▶ [DESCRIPTION OF THE TASK]: Only the pictures are omitted; repeat all other data exactly.

***** SOURCE MATERIAL *****

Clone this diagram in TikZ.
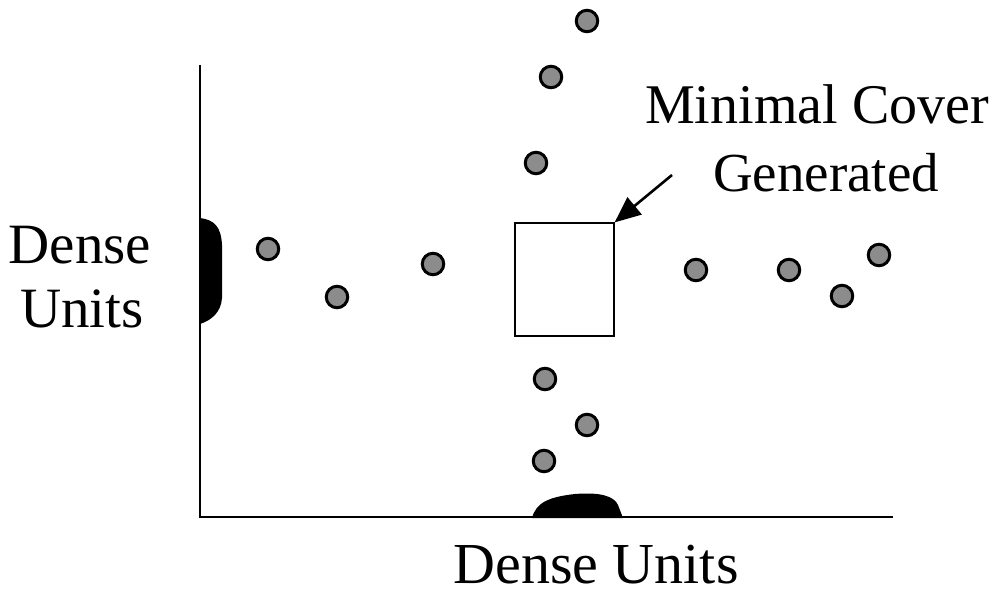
\documentclass[tikz,border=0pt]{standalone}
\usepackage{fontspec}
\setmainfont{Liberation Serif}
\usetikzlibrary{arrows.meta}
\begin{document}
\begin{tikzpicture}[x=1pt,y=-1pt,
  pt/.style={circle,draw=black,line width=3pt,fill=black!45,minimum size=21.5pt,inner sep=0pt},
  lbl/.style={font=\fontsize{57}{62}\selectfont,inner sep=0pt},
  axis/.style={line width=2.2pt},
  blob/.style={fill=black}]
\useasboundingbox (0,0) rectangle (998,596);
% axes
\coordinate (o) at (200,517);
\coordinate (ytop) at (200,65);
\coordinate (xend) at (893,517);
\draw[axis] (ytop) -- (o) -- (xend);
% dense projections on the axes
\fill[blob] (200,218) .. controls (214,220) and (221,226) .. (222,245)
  -- (222,298) .. controls (221,312) and (212,320) .. (200,324) -- cycle;
\fill[blob] (532,518) .. controls (536,503) and (548,497) .. (575,494)
  .. controls (600,492) and (614,496) .. (618,505) -- (623,518) -- cycle;
% data points
\foreach \n/\x/\y in {a/587/21, b/551/77, c/536/163, d/268/249, e/337/297,
  f/433/264, g/696/270, h/789/270, i/842/296, j/879/255, k/545/379,
  l/587/425, m/544/461}
  \node[pt] (\n) at (\x,\y) {};
% minimal cover
\node[draw=black,line width=1.2pt,minimum width=99pt,minimum height=113pt,inner sep=0pt] (cover) at (564.5,279.5) {};
\node[lbl,anchor=base,font=\fontsize{56}{60}\selectfont] (t1) at (817,124) {Minimal Cover};
\node[lbl,anchor=base,font=\fontsize{55}{60}\selectfont] (t2) at (826,192) {Generated};
\coordinate (tail) at (672,175);
\draw[line width=2.6pt,-{Triangle[length=26pt,width=22pt]}] (tail) -- (cover.north east);
% axis labels
\node[lbl,anchor=base] (yl1) at (80,263) {Dense};
\node[lbl,anchor=base] (yl2) at (82,327) {Units};
\node[lbl,anchor=base,font=\fontsize{58}{62}\selectfont] (xl) at (596,583) {Dense Units};
\end{tikzpicture}
\end{document}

*****

▶ [FINISHED EXERCISE]:
Clone this diagram in TikZ.
\documentclass[tikz,border=0pt]{standalone}
\usepackage{fontspec}
\setmainfont{Liberation Serif}
\usetikzlibrary{arrows.meta}
\begin{document}
\begin{tikzpicture}[x=1pt,y=-1pt,
  pt/.style={circle,draw=black,line width=3pt,fill=black!45,minimum size=21.5pt,inner sep=0pt},
  lbl/.style={font=\fontsize{57}{62}\selectfont,inner sep=0pt},
  axis/.style={line width=2.2pt},
  blob/.style={fill=black}]
\useasboundingbox (0,0) rectangle (998,596);
% axes
\coordinate (o) at (200,517);
\coordinate (ytop) at (200,65);
\coordinate (xend) at (893,517);
\draw[axis] (ytop) -- (o) -- (xend);
% dense projections on the axes
\fill[blob] (200,218) .. controls (214,220) and (221,226) .. (222,245)
  -- (222,298) .. controls (221,312) and (212,320) .. (200,324) -- cycle;
\fill[blob] (532,518) .. controls (536,503) and (548,497) .. (575,494)
  .. controls (600,492) and (614,496) .. (618,505) -- (623,518) -- cycle;
% data points
\foreach \n/\x/\y in {a/587/21, b/551/77, c/536/163, d/268/249, e/337/297,
  f/433/264, g/696/270, h/789/270, i/842/296, j/879/255, k/545/379,
  l/587/425, m/544/461}
  \node[pt] (\n) at (\x,\y) {};
% minimal cover
\node[draw=black,line width=1.2pt,minimum width=99pt,minimum height=113pt,inner sep=0pt] (cover) at (564.5,279.5) {};
\node[lbl,anchor=base,font=\fontsize{56}{60}\selectfont] (t1) at (817,124) {Minimal Cover};
\node[lbl,anchor=base,font=\fontsize{55}{60}\selectfont] (t2) at (826,192) {Generated};
\coordinate (tail) at (672,175);
\draw[line width=2.6pt,-{Triangle[length=26pt,width=22pt]}] (tail) -- (cover.north east);
% axis labels
\node[lbl,anchor=base] (yl1) at (80,263) {Dense};
\node[lbl,anchor=base] (yl2) at (82,327) {Units};
\node[lbl,anchor=base,font=\fontsize{58}{62}\selectfont] (xl) at (596,583) {Dense Units};
\end{tikzpicture}
\end{document}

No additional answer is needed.